Do the people who dismiss black anger think there's nothing to be angry about? As a Jew, I think I have a right to be angry, still, about the Holocaust, even though it happened before I was born. It would be hard for me to understand an African-American not being angry about 400 years of murder, rape, and enslavement on the basis of race. Anger, like guilt, shouldn't be the endpoint, but anger at injustice is not illegitimate and can be a starting point, a spur to moral action. Where you end up is, alas, often a different matter.


But it seems to me that some people use the Rev. Wright's ugly expression of anger as a fig leaf to discredit Obama, who has clearly ended up at a different place from the Rev. Wright (largely due, one imagines, to the civil rights movement). Yes, Obama may well have an understanding of the Rev. Wright's anger, but if you can't see the difference between the two men historically, culturally, generationally, and temperamentally, then I'd say you just don't want to....

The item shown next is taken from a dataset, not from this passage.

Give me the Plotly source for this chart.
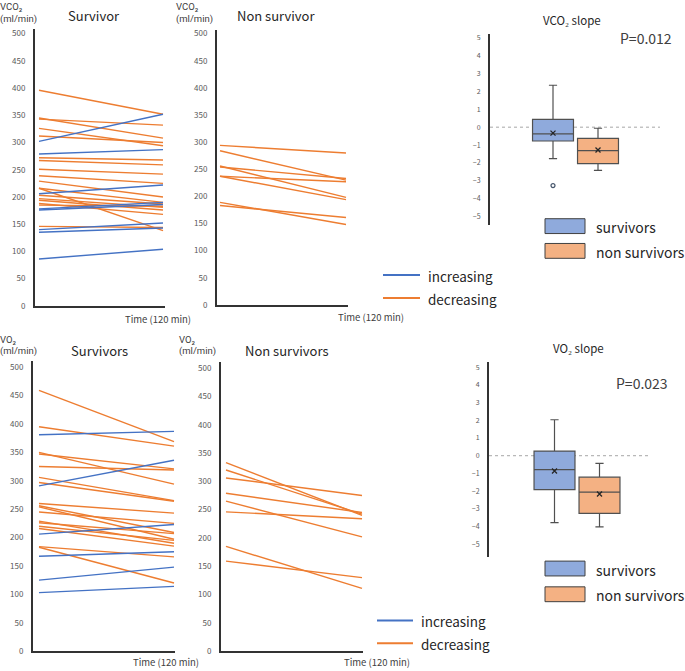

Months later, I still find myself a bit shocked and mystified that there are still people expressing anger about Reverend Wright's "god damn America" comments--as if one man saying it is enough to bring down an undeserved curse on our heads from on high. As if a man who watched the leaders of the civil rights movement gunned down in cold blood isn't justified in being, shall we say, a little irate at the sometimes slow pace and falling down we've had along the path to a more just society. As if it's not possible for a former marine and contemporary preacher of an often-oppressed community to have conflicting feelings about a country that he risked his neck for that has sometimes turned its collective back on members of his parish.


But Rosenbaum's best comment may be his last word in the piece:



What's so great about being "great" if it depends on historical ignorance or denial? Again, to love America truly, one has to love the America that is and was, not a fantasy America free from flaws.


To be a truly "great American," one doesn't have to be a guilty liberal, but one has to know guilt.


I don't want to say that we lefties have a monopoly on conscience--I don't really believe that, although there are admittedly a lot of conservatives in the public square trying to prove me wrong. (When you say Ann Coulter's name, horses whinny in panic.) To feel guilt is to feel the prickling of your conscience, to know that you bear responsibility. It follows, I think, that not feeling some sense of guilt is to be irresponsible, and how could that ever be a good thing? And, of course, guilt demands something of us--atonement, rectification; guilt requires something from us, and that, more than anything, might be why certain irresponsible Americans feel and express such obvious resentment over the subject. Liberals (and enlightened conservatives who may not publicly admit what their conscience forces them to) don't enjoy feeling bad, as is commonly and ludicrously alleged. Nobody enjoys feeling guilty, that's the whole damn point of the sentiment. To feel guilty is to know that something must be done, that there is a wrong to be corrected as best it can be and not to be repeated again. Guilt is the soul's pain: as the one informs the body it is in trouble, the other so informs the soul.


What's wrong with liberal guilt?


I agree with Rosenbaum. Not a damn thing. No wait: there is one thing wrong with it.


It should be more widespread.




Comments

Janiece said…
As a fellow liberal who is unashamed of that moniker, thanks for your insights on this matter.